31. Weekly Newsletter

UK’s Next PM

Following the resignation of PM Johnson, on 7th July 2022, the ruling Conservative Party launched the contest for the new leader. PM Johnson will remain leader until the 5th of September but will leave “major fiscal decisions” to the next prime minister. Currently, paying members of the Conservatives (approximately 180,000) are in the process of voting between the two final candidates: Rishi Sunak and Liz Truss. Sunak was the Chancellor of the Exchequer and is married to the heiress of billionaire Narayana Murthy- making the couple the 222nd richest people in Britain. He was a Brexit campaigner in the 2016 referendum and is an MP for the rural northern constituency in Yorkshire. Prior to Sunak’s career as a politician he was an investment banker for Goldman Sachs, a partner at a hedge fund and launched a new fund with $700mn AUM.

Liz Truss is the Secretary of State for Foreign, Commonwealth and Development Affairs and was raised in Scotland and the Yorkshire city of Leeds. Truss was a campaigner for an opposition party whilst studying at Oxford and after graduating worked at Shell. Following this, she become Economic Director for Cable & Wireless and now represents an ultra-safe constituency in Norfolk. The Truss campaign has focused upon cutting taxes (such as keeping corporation tax at 19% instead of the planned rise to 25% in 2023) and would raise defence spending to 2.5% of GDP by 2026 (targeting 3% by 2030). By comparison, Sunak has not offered similar tax cut pledges or defence spending hikes. Instead, he will expand grammar schools and will scrap regulations on financial services.
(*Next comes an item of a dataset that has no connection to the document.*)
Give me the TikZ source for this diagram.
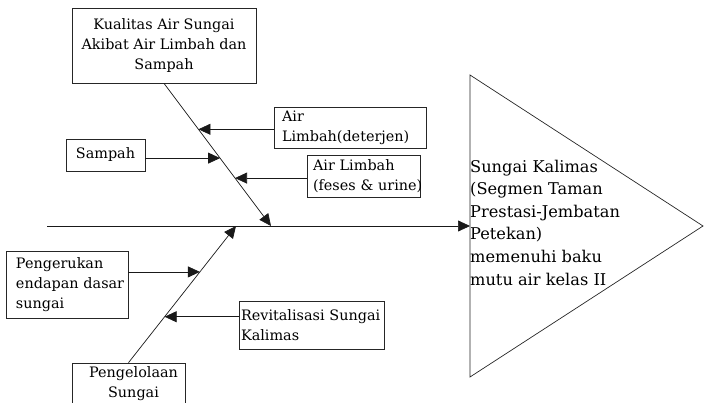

Newspapers & Leadership Election Polling

The UK’s front page news cycle this week celebrated England’s football victory at Wembley (against Germany) in the Women’s Euros. Other headlines have looked into the record profitability amongst some of the UK’s largest energy companies such as Centrica and BP. Contentious issues around future strike action across a wide range of sectors (including teaching and telecoms) also dominate the front pages. Some of the newspaper front pages over the last 7 days were:

  • The Guardian: Game Changers (England Women’s football win)
  • The Sunday Telegraph: £10 fine for an NHS no-show, says Sunak
  • Sunday Express: Rishi- I’ll Save The High Street
  • Daily Mail: 17 Million Face Hosepipe Ban
  • The Daily Telegraph: Truss plans Thatcherite shake-up of the Treasury
  • Financial Times Weekend: UK plc cutting ties with China, warns CBI boss
  • Daily Express: Fears Energy Bills Will Hit Shocking £3,850 A Year
  • The Daily Telegraph: Accidental nuclear war with China a ‘growing risk’
  • The Guardian: Unions issue general strike threat as rail crisis grows
  • Metro: Driest July since 1911

Polling currently shows that Liz Truss is the most likely to win the Conservative Party leadership race. The recent YouGov survey showed 49% of respondents (Conservative Party members) had Truss as the favourite versus 31% for Sunak with the rest undecided or not intending to vote. ConservativeHome, a key communications network for the party, also tip Truss to win against Sunak in the final vote.

Inflation

The Bank of England (BoE) has said it will forcefully act to stop the surge in inflation from turning into a long-term problem and, as such, could deliver a rare half-percentage point interest rate rise as early as this week. Britain’s main inflation measure hit a 40-year high of 9.4% in June which led some economists to raise inflationary peak forecasts to 12%.

High levels of inflation are also coinciding with entrenched pay increases (leading to inflation being exacerbated). Pay including bonuses grew by 6.2% in the three months to May (versus a 3% increase during the same period in 2019). However, wage growth did not match the July data for the UK manufacturing sector which revealed a slowdown in growth with the PMI at a 25-month low as output fell for the first time since May 2020. Manufacturers blamed this fall in new orders on the cost of living crisis, weak domestic demand, client uncertainty, warmer-than-usual weather and a low intake of new exporting business.